Think about the last time you made a spur-of-the-moment donation to a cause. Was it because of a sudden tragedy or breaking news story? Or was it because you were made aware of a deep systematic issue that will take 20 years to resolve? Chances are, you donated to the first category. From natural disasters to warfare, most aid goes to the issue that can grab the most headlines and garner the most social media shares. Yanguas argues that it’s this mentality — the swoop in and fix it model — actively prevents aid from going where it can fully fix issues, not just temporarily patch them up.
Yanguas argues in his new book Why We Lie About Aid that pressure to see immediate results from aid money force recipients to behave in ways that are counterproductive to development and permanent ladders out of poverty. If they fail to produce evidence that their aid money is “helping” quickly, they risk donors pulling funds altogether and reallocating them. Yanguas says this myopic view of the efficacy of aid money is what’s causing foreign aid efforts to fail.
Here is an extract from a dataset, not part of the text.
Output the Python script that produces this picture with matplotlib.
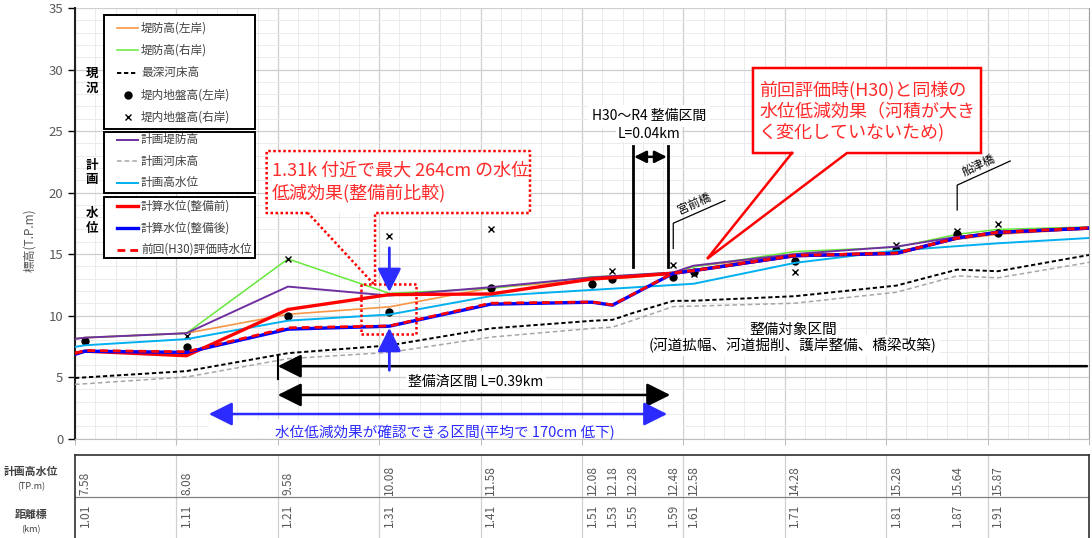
import matplotlib
matplotlib.use('Agg')
import matplotlib.pyplot as plt
import numpy as np
from matplotlib.patches import Rectangle

plt.rcParams['font.family'] = ['Noto Sans CJK JP', 'DejaVu Sans']

# ---- values ----
# stations for the line series, chart edges included (km)
st = [1.00, 1.01, 1.11, 1.21, 1.31, 1.41, 1.51, 1.53, 1.55, 1.59, 1.61, 1.71, 1.81, 1.87, 1.91, 2.00]

levee_left = [8.10, 8.20, 8.56, 10.10, 10.70, 12.25, 12.90, 13.00, 13.10, 13.40, 14.00, 14.85, 15.20, 16.20, 16.60, 17.05]
levee_right = [8.10, 8.20, 8.56, 14.60, 11.80, 12.20, 13.15, 13.20, 13.30, 13.50, 13.95, 15.20, 15.55, 16.60, 17.00, 17.20]
bed_deepest = [4.92, 4.97, 5.48, 6.94, 7.57, 8.95, 9.57, 9.65, 10.20, 11.19, 11.20, 11.57, 12.43, 13.73, 13.60, 14.92]
plan_levee = [8.10, 8.20, 8.56, 12.35, 11.62, 12.30, 13.10, 13.20, 13.30, 13.50, 14.05, 15.00, 15.60, 16.40, 16.70, 17.10]
plan_bed = [4.40, 4.45, 5.00, 6.49, 7.00, 8.24, 8.95, 9.05, 9.60, 10.73, 10.76, 11.00, 11.89, 13.22, 13.06, 14.32]
wl_before = [6.94, 7.10, 6.73, 10.49, 11.70, 11.75, 12.97, 13.08, 13.18, 13.43, 13.65, 14.86, 15.05, 16.30, 16.76, 17.10]
wl_after = [6.84, 7.10, 7.00, 8.89, 9.13, 10.92, 11.08, 10.84, 11.70, 13.43, 13.65, 14.86, 15.05, 16.30, 16.76, 17.10]
wl_h30 = [6.90, 7.15, 7.05, 9.00, 9.15, 11.00, 11.10, 10.86, 11.72, 13.45, 13.65, 14.88, 15.07, 16.30, 16.76, 17.12]

# distance marks and planned high water level (table under the chart)
km = [1.01, 1.11, 1.21, 1.31, 1.41, 1.51, 1.53, 1.55, 1.59, 1.61, 1.71, 1.81, 1.87, 1.91]
plan_hwl = [7.58, 8.08, 9.58, 10.08, 11.58, 12.08, 12.18, 12.28, 12.48, 12.58, 14.28, 15.28, 15.64, 15.87]
hwl_edges = [7.45, 16.30]   # where the line meets the left / right edge
ground_left = [7.90, 7.40, 9.95, 10.25, 12.25, 12.60, 12.95, np.nan, 13.15, 13.50, 14.40, 15.35, 16.65, 16.70]
ground_right = [np.nan, 8.30, 14.60, 16.50, 17.05, 12.90, 13.65, np.nan, 14.10, 13.35, 13.50, 15.70, 16.90, 17.45]

hwl_line = [hwl_edges[0]] + plan_hwl + [hwl_edges[1]]

# ---- figure ----
W, H = 1092, 538
fig = plt.figure(figsize=(W / 100, H / 100), dpi=100)


def box(l, t, r, b):
    return [l / W, 1 - b / H, (r - l) / W, (b - t) / H]


ax = fig.add_axes(box(75, 8, 1089, 438.5))
ax.set_xlim(1.0, 2.0)
ax.set_ylim(0, 35)
ax.set_xticks(np.arange(1.0, 2.001, 0.1))
ax.set_xticks(np.arange(1.0, 2.001, 0.02), minor=True)
ax.set_yticks(range(0, 36, 5))
ax.set_yticks(range(0, 36), minor=True)
ax.grid(which='major', color='#cfcfcf', lw=0.9)
ax.grid(which='minor', color='#ebebeb', lw=0.7)
ax.set_axisbelow(True)
ax.tick_params(axis='x', which='major', labelbottom=False, length=4, color='#bfbfbf')
ax.tick_params(axis='x', which='minor', length=0)
ax.tick_params(axis='y', which='major', labelsize=9.5, labelcolor='#595959', length=5, width=1)
ax.tick_params(axis='y', which='minor', length=0)
ax.spines['top'].set_visible(False)
ax.spines['left'].set_color('#202020')
ax.spines['left'].set_linewidth(1.5)
ax.spines['bottom'].set_color('#bfbfbf')
ax.spines['right'].set_color('#a0a0a0')
ax.set_ylabel('標高(T.P.m)', color='#595959', fontsize=8.5, labelpad=9, y=0.46)

series = [
    ('堤防高(左岸)', st, levee_left, dict(color='#f79646', lw=1.2)),
    ('堤防高(右岸)', st, levee_right, dict(color='#66e83a', lw=1.1)),
    ('最深河床高', st, bed_deepest, dict(color='black', lw=1.4, ls=(0, (2.2, 1.4)))),
    ('堤内地盤高(左岸)', km, ground_left, dict(color='black', ls='none', marker='o', ms=5)),
    ('堤内地盤高(右岸)', km, ground_right, dict(color='black', ls='none', marker='x', ms=4, mew=1)),
    ('計画堤防高', st, plan_levee, dict(color='#7030a0', lw=1.4)),
    ('計画河床高', st, plan_bed, dict(color='#a6a6a6', lw=1.1, ls=(0, (3, 2)))),
    ('計画高水位', st, hwl_line, dict(color='#00b0f0', lw=1.4)),
    ('計算水位(整備前)', st, wl_before, dict(color='#ff0000', lw=2.4)),
    ('計算水位(整備後)', st, wl_after, dict(color='#0000ff', lw=2.4)),
    ('前回(H30)評価時水位', st, wl_h30, dict(color='#ff0000', lw=2.0, ls=(0, (2.8, 1.8)))),
]
style_of = {}
for i, (name, xs, ys, stl) in enumerate(series):
    ax.plot(xs, ys, zorder=3 + i * 0.1, **stl)
    style_of[name] = stl

RED = '#ff2a2a'
BLUE = '#2b2bff'

# white background under the blue text
ax.add_patch(Rectangle((1.132, 0.05), 0.468, 1.55, fc='white', ec='none', zorder=2))

# red dotted callout (1.31k)
ax.add_patch(Rectangle((1.189, 18.33), 0.2597, 5.04, fc='white', ec='none', zorder=6))
call1 = [(1.2298, 18.33), (1.189, 18.33), (1.189, 23.37), (1.4487, 23.37), (1.4487, 18.33),
         (1.2959, 18.33), (1.2959, 12.62), (1.2939, 12.62), (1.2298, 18.33)]
cx, cy = zip(*call1)
ax.plot(cx, cy, color='#ff0000', lw=1.8, ls=(0, (1, 1)), zorder=7)
ax.add_patch(Rectangle((1.282, 8.50), 0.0543, 4.06, fill=False, ec='#ff0000', lw=1.8,
                       ls=(0, (1, 1)), zorder=7))
ax.text(1.194, 21.75, '1.31k 付近で最大 264cm の水位', color=RED, fontsize=13,
        va='center', ha='left', zorder=8)
ax.text(1.194, 19.95, '低減効果(整備前比較)', color=RED, fontsize=13,
        va='center', ha='left', zorder=8)

# blue arrows at 1.31k
blue_head = '-|>,head_length=0.8,head_width=0.4'
ax.annotate('', xy=(1.31, 11.9), xytext=(1.31, 15.5),
            arrowprops=dict(arrowstyle=blue_head, color=BLUE, lw=2, mutation_scale=18,
                            shrinkA=0, shrinkB=0), zorder=9)
ax.annotate('', xy=(1.31, 9.0), xytext=(1.31, 5.55),
            arrowprops=dict(arrowstyle=blue_head, color=BLUE, lw=2, mutation_scale=18,
                            shrinkA=0, shrinkB=0), zorder=9)

# H30~R4 section
for xv in (1.55, 1.585):
    ax.plot([xv, xv], [13.94, 23.78], color='black', lw=2, zorder=7)
ax.annotate('', xy=(1.585, 22.9), xytext=(1.55, 22.9),
            arrowprops=dict(arrowstyle='<|-|>,head_length=0.6,head_width=0.3', color='black',
                            lw=1.8, mutation_scale=12, shrinkA=1, shrinkB=1), zorder=8)
ax.text(1.566, 26.2, 'H30～R4 整備区間', fontsize=10, ha='center', va='center', zorder=8,
        bbox=dict(fc='white', ec='none', pad=3))
ax.text(1.566, 24.75, 'L=0.04km', fontsize=10, ha='center', va='center', zorder=8,
        bbox=dict(fc='white', ec='none', pad=1))

# bridges
ax.plot([1.59, 1.59, 1.641], [15.45, 17.5, 19.35], color='black', lw=0.9, zorder=7)
ax.text(1.611, 19.05, '宮前橋', fontsize=8.5, rotation=24, ha='center', va='center', zorder=8)
ax.plot([1.87, 1.87, 1.9223], [18.58, 20.6, 22.56], color='black', lw=0.9, zorder=7)
ax.text(1.8915, 22.16, '船津橋', fontsize=8.5, rotation=25, ha='center', va='center', zorder=8)

# red callout (H30 comparison)
ax.add_patch(Rectangle((1.6686, 23.21), 0.2249, 6.91, fc='white', ec='none', zorder=6))
call2 = [(1.7071, 23.21), (1.6686, 23.21), (1.6686, 30.12), (1.8935, 30.12), (1.8935, 23.21),
         (1.7613, 23.21), (1.6233, 14.6), (1.7071, 23.21)]
cx, cy = zip(*call2)
ax.plot(cx, cy, color='#ff0000', lw=1.8, zorder=7, solid_joinstyle='miter')
for txt, yv in (('前回評価時(H30)と同様の', 28.33), ('水位低減効果（河積が大き', 26.54),
                ('く変化していないため)', 24.88)):
    ax.text(1.6746, yv, txt, color=RED, fontsize=13, ha='left', va='center', zorder=8)

# target section
ax.text(1.708, 8.82, '整備対象区間', fontsize=10.5, ha='center', va='center', zorder=8,
        bbox=dict(fc='white', ec='none', pad=2))
ax.text(1.708, 7.56, '(河道拡幅、河道掘削、護岸整備、橋梁改築)', fontsize=10.5, ha='center',
        va='center', zorder=8, bbox=dict(fc='white', ec='none', pad=2))
ax.annotate('', xy=(1.20, 5.88), xytext=(1.998, 5.88),
            arrowprops=dict(arrowstyle='-|>,head_length=0.8,head_width=0.4', color='black',
                            lw=1.8, mutation_scale=18, shrinkA=0, shrinkB=0), zorder=8)
ax.plot([1.20, 1.20], [4.84, 6.71], color='black', lw=1.5, zorder=8)

# completed section
ax.text(1.3955, 4.59, '整備済区間 L=0.39km', fontsize=10, ha='center', va='center', zorder=8,
        bbox=dict(fc='white', ec='none', pad=2))
ax.annotate('', xy=(1.587, 3.54), xytext=(1.20, 3.54),
            arrowprops=dict(arrowstyle='<|-|>,head_length=0.8,head_width=0.4', color='black',
                            lw=1.8, mutation_scale=18, shrinkA=0, shrinkB=0), zorder=8)

# water level reduction section
ax.annotate('', xy=(1.584, 1.99), xytext=(1.132, 1.99),
            arrowprops=dict(arrowstyle='<|-|>,head_length=0.8,head_width=0.4', color=BLUE,
                            lw=1.8, mutation_scale=18, shrinkA=0, shrinkB=0), zorder=8)
ax.text(1.365, 0.5, '水位低減効果が確認できる区間(平均で 170cm 低下)', color=BLUE, fontsize=10.5,
        ha='center', va='center', zorder=8)

# ---- table under the chart ----
tb = fig.add_axes(box(75, 455, 1089, 545))
tb.set_xlim(1.0, 2.0)
tb.set_ylim(545, 455)
tb.set_xticks([])
tb.set_yticks([])
tb.spines['bottom'].set_visible(False)
for s in ('top', 'left', 'right'):
    tb.spines[s].set_color('#303030')
    tb.spines[s].set_linewidth(1.2)
for xv in np.arange(1.1, 1.95, 0.1):
    tb.axvline(xv, color='#d0d0d0', lw=0.9)
tb.axhline(497, color='#808080', lw=0.9)
for k, v in zip(km, plan_hwl):
    tb.text(k, 495, f'{v:.2f}', rotation=90, ha='center', va='bottom', fontsize=8.6,
            color='#595959')
    tb.text(k, 527, f'{k:.2f}', rotation=90, ha='center', va='bottom', fontsize=8.6,
            color='#595959')

# ---- overlay: grouped legend and table row titles ----
ov = fig.add_axes([0, 0, 1, 1], zorder=5)
ov.set_xlim(0, W)
ov.set_ylim(H, 0)
ov.axis('off')
ov.patch.set_visible(False)

groups = [
    ('現\n況', 15, 129, 81, ['堤防高(左岸)', '堤防高(右岸)', '最深河床高', '堤内地盤高(左岸)',
                           '堤内地盤高(右岸)'], [28, 50, 72.5, 95, 117]),
    ('計\n画', 132, 193, 172.5, ['計画堤防高', '計画河床高', '計画高水位'], [139.5, 161, 182.5]),
    ('水\n位', 197, 258, 221, ['計算水位(整備前)', '計算水位(整備後)', '前回(H30)評価時水位'],
     [206, 228, 249.5]),
]
for title, top, bot, ty, names, ys in groups:
    ov.add_patch(Rectangle((104, top), 151, bot - top, fc='white', ec='black', lw=1.4))
    ov.text(92, ty, title, ha='center', va='center', fontsize=9, fontweight='bold',
            linespacing=1.15)
    for name, yv in zip(names, ys):
        stl = dict(style_of[name])
        if stl.get('ls') == 'none':
            ov.plot([128], [yv], **stl)
        else:
            ov.plot([117, 138], [yv, yv], **stl)
        ov.text(141, yv, name, ha='left', va='center', fontsize=8.4, color='#404040')

ov.text(31, 472, '計画高水位', ha='center', va='center', fontsize=7.8, color='#404040',
        fontweight='bold')
ov.text(31, 487, '(TP.m)', ha='center', va='center', fontsize=6.5, color='#404040')
ov.text(31, 515, '距離標', ha='center', va='center', fontsize=7.8, color='#404040',
        fontweight='bold')
ov.text(31, 530, '(km)', ha='center', va='center', fontsize=6.5, color='#404040')

fig.savefig('out.png', dpi=100)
Unfortunately, they’re simply not designed for transformation. They’re designed for a quick-fix rather than sustainable growth and development.
All these things that cause foreign aid to fail will help social enterprises succeed. Social enterprises, by nature of being businesses, have to prove sustainable in a way that charities and NGOs do not. Social enterprises provide the framework for a long-term alleviation of poverty rather than an untenable band-aid solution. In so doing, they catalyze the growth of human prosperity in a way no other institution can. Value for value exchange will, in the end, prove a more realistic long-term strategy for success.